To add to that, Wednesday morning I woke up sensing that God wanted me to fast for the day.
I set out to do it...until breakfast hit and my husband offered me oatmeal and I instantly gave in and thought, 
"I'll try fasting another day."
Today I took a personal day to stay home from work and work on organizing a shelf full of craft stuff and random miscellaneous items that I have been putting off making decisions on so that I could move craft stuff from my linen closet onto that shelf and actually have room for some of my linens in the linen closet. I felt so accomplished when I completed my goal, and then I thought of all the stuff I still have to sort through and make decisions on. Oh and by the way I also spent a lot of my spare time today on social media instead of reading one of the many books I have on my nightstand or getting on the elliptical or going for a walk, and I had to take my son to the babysitter in order to get what I did do done. Cue the mom guilt. I cried after I dropped him off. I know he is safe a cared for there, but I shouldn't be taking him if I have a day off, right? Heat comes to my face and I am physically blushing right now due to shame of all all my sins (this could also be a result of the glass of wine I just had to treat myself for accomplishing my goal today, but I digress...)
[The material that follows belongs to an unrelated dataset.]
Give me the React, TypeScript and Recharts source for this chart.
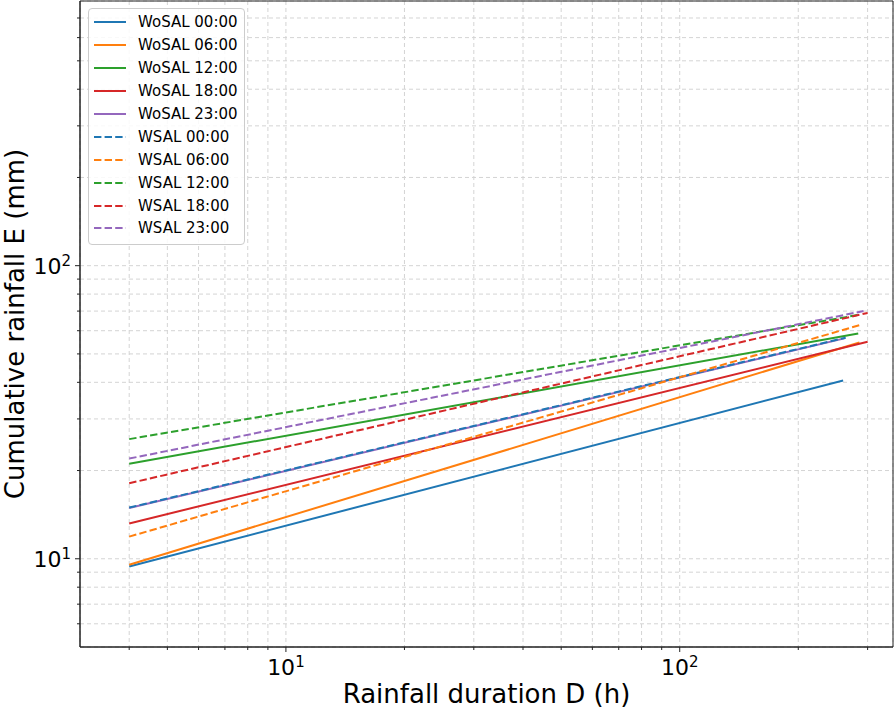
import React from "react";
import {
  LineChart,
  Line,
  XAxis,
  YAxis,
  CartesianGrid,
  Legend,
  ReferenceArea,
} from "recharts";

// durations (h) and cumulative rainfall (mm), start / end of each fitted line
const wosal0000 = [
  { d: 4, e: 9.41 },
  { d: 260, e: 40.6 },
];
const wosal0600 = [
  { d: 4, e: 9.54 },
  { d: 286, e: 54.7 },
];
const wosal1200 = [
  { d: 4, e: 21.1 },
  { d: 284, e: 58.7 },
];
const wosal1800 = [
  { d: 4, e: 13.2 },
  { d: 300, e: 55.0 },
];
const wosal2300 = [
  { d: 4, e: 14.9 },
  { d: 262, e: 56.5 },
];
const wsal0000 = [
  { d: 4, e: 14.95 },
  { d: 264, e: 56.8 },
];
const wsal0600 = [
  { d: 4, e: 11.9 },
  { d: 290, e: 63.0 },
];
const wsal1200 = [
  { d: 4, e: 25.6 },
  { d: 286, e: 68.0 },
];
const wsal1800 = [
  { d: 4, e: 18.1 },
  { d: 300, e: 69.0 },
];
const wsal2300 = [
  { d: 4, e: 21.97 },
  { d: 293, e: 70.0 },
];

const xTicks = [4, 5, 6, 7, 8, 9, 10, 20, 30, 40, 50, 60, 70, 80, 90, 100, 200, 300];
const yTicks = [6, 7, 8, 9, 10, 20, 30, 40, 50, 60, 70, 80, 90, 100, 200, 300, 400, 500, 600, 700];
const majors = [10, 100];

const series = [
  { name: "WoSAL 00:00", data: wosal0000, color: "#1f77b4", dash: false },
  { name: "WoSAL 06:00", data: wosal0600, color: "#ff7f0e", dash: false },
  { name: "WoSAL 12:00", data: wosal1200, color: "#2ca02c", dash: false },
  { name: "WoSAL 18:00", data: wosal1800, color: "#d62728", dash: false },
  { name: "WoSAL 23:00", data: wosal2300, color: "#9467bd", dash: false },
  { name: "WSAL 00:00", data: wsal0000, color: "#1f77b4", dash: true },
  { name: "WSAL 06:00", data: wsal0600, color: "#ff7f0e", dash: true },
  { name: "WSAL 12:00", data: wsal1200, color: "#2ca02c", dash: true },
  { name: "WSAL 18:00", data: wsal1800, color: "#d62728", dash: true },
  { name: "WSAL 23:00", data: wsal2300, color: "#9467bd", dash: true },
];

const FONT = "DejaVu Sans, Verdana, sans-serif";
const AXIS = "#222";
const DASH = "7.4 3.2";

function XTick({ x, y, payload }: any) {
  const v = payload.value;
  const major = majors.includes(v);
  return (
    <g>
      <line x1={x} y1={y} x2={x} y2={y + (major ? 5 : 3)} stroke={AXIS} strokeWidth={1} />
      {major && (
        <text x={x} y={y + 28} textAnchor="middle" fontSize={22} fill="#000" fontFamily={FONT}>
          10
          <tspan dy={-8} fontSize={15}>
            {Math.round(Math.log10(v))}
          </tspan>
        </text>
      )}
    </g>
  );
}

function YTick({ x, y, payload }: any) {
  const v = payload.value;
  const major = majors.includes(v);
  return (
    <g>
      <line x1={x - (major ? 5 : 3)} y1={y} x2={x} y2={y} stroke={AXIS} strokeWidth={1} />
      {major && (
        <text x={x - 9} y={y + 8} textAnchor="end" fontSize={22} fill="#000" fontFamily={FONT}>
          10
          <tspan dy={-8} fontSize={15}>
            {Math.round(Math.log10(v))}
          </tspan>
        </text>
      )}
    </g>
  );
}

function LegendBox() {
  return (
    <div
      style={{
        border: "1px solid #cccccc",
        borderRadius: 4,
        background: "rgba(255,255,255,0.85)",
        padding: "2px 0 4px 0",
        width: 157,
        fontFamily: FONT,
        fontSize: 15,
        boxSizing: "border-box",
      }}
    >
      {series.map((s) => (
        <div key={s.name} style={{ display: "flex", alignItems: "center", height: 22.9 }}>
          <svg width={49} height={10} style={{ flex: "none" }}>
            <line
              x1={5}
              x2={37}
              y1={5}
              y2={5}
              stroke={s.color}
              strokeWidth={2}
              strokeDasharray={s.dash ? DASH : undefined}
            />
          </svg>
          <span style={{ color: "#000", whiteSpace: "nowrap" }}>{s.name}</span>
        </div>
      ))}
    </div>
  );
}

export default function App() {
  return (
    <div style={{ width: 895, height: 709, position: "relative", fontFamily: FONT }}>
      <style>{"body{margin:0}"}</style>
      <LineChart width={895} height={709} margin={{ top: 1, right: 2, left: 0, bottom: 0 }}>
        <CartesianGrid stroke="#d4d4d4" strokeDasharray="4 3" strokeWidth={1} />
        <XAxis
          dataKey="d"
          type="number"
          scale="log"
          domain={[3, 348]}
          allowDataOverflow
          ticks={xTicks}
          interval={0}
          height={62}
          tickSize={0}
          tickMargin={0}
          tickLine={false}
          axisLine={{ stroke: AXIS, strokeWidth: 1 }}
          tick={<XTick />}
          label={{
            content: () => (
              <text x={486.5} y={703} textAnchor="middle" fontSize={26} fill="#000" fontFamily={FONT}>
                Rainfall duration D (h)
              </text>
            ),
          }}
        />
        <YAxis
          type="number"
          scale="log"
          domain={[5, 800]}
          allowDataOverflow
          ticks={yTicks}
          interval={0}
          width={80}
          tickSize={0}
          tickMargin={0}
          tickLine={false}
          axisLine={{ stroke: AXIS, strokeWidth: 1 }}
          tick={<YTick />}
          label={{
            content: () => (
              <text
                transform="translate(24,324) rotate(-90)"
                textAnchor="middle"
                fontSize={26}
                fill="#000"
                fontFamily={FONT}
              >
                Cumulative rainfall E (mm)
              </text>
            ),
          }}
        />
        <ReferenceArea x1={3} x2={348} y1={5} y2={800} fill="none" stroke={AXIS} strokeWidth={1} ifOverflow="extendDomain" />
        {series.map((s) => (
          <Line
            key={s.name}
            data={s.data}
            dataKey="e"
            name={s.name}
            type="linear"
            stroke={s.color}
            strokeWidth={2}
            strokeDasharray={s.dash ? DASH : undefined}
            dot={false}
            activeDot={false}
            isAnimationActive={false}
          />
        ))}
        <Legend
          layout="vertical"
          align="center"
          verticalAlign="middle"
          content={<LegendBox />}
          wrapperStyle={{ left: 88, top: 8, width: 158, height: "auto" }}
        />
      </LineChart>
    </div>
  );
}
Clutter will always be a struggle for me.
Eating healthy and exercising regularly will always be a struggle for me.
Being a good mom will always be a struggle for me.
Pride and selfishness will always be a struggle for me.
Not being afraid will always be a struggle for me.
Thorns in my side.
I am reminded of Paul:
2 Corinthians 12:7-9
"...Therefore, in order to keep me from becoming conceited, I was given a thorn in my flesh, a messenger of Satan, to torment me. Three times I pleaded with the Lord to take it away from me. But he said to me, “My grace is sufficient for you, for my power is made perfect in weakness. Therefore I will boast all the more gladly about my weaknesses, so that Christ’s power may rest on me."
I am reminded of God's grace, and Christ's willingness to stand in my gaps and be my strength when I am so very weak.
Whatever you are struggling with today, I hope you are encouraged to know that you are not alone!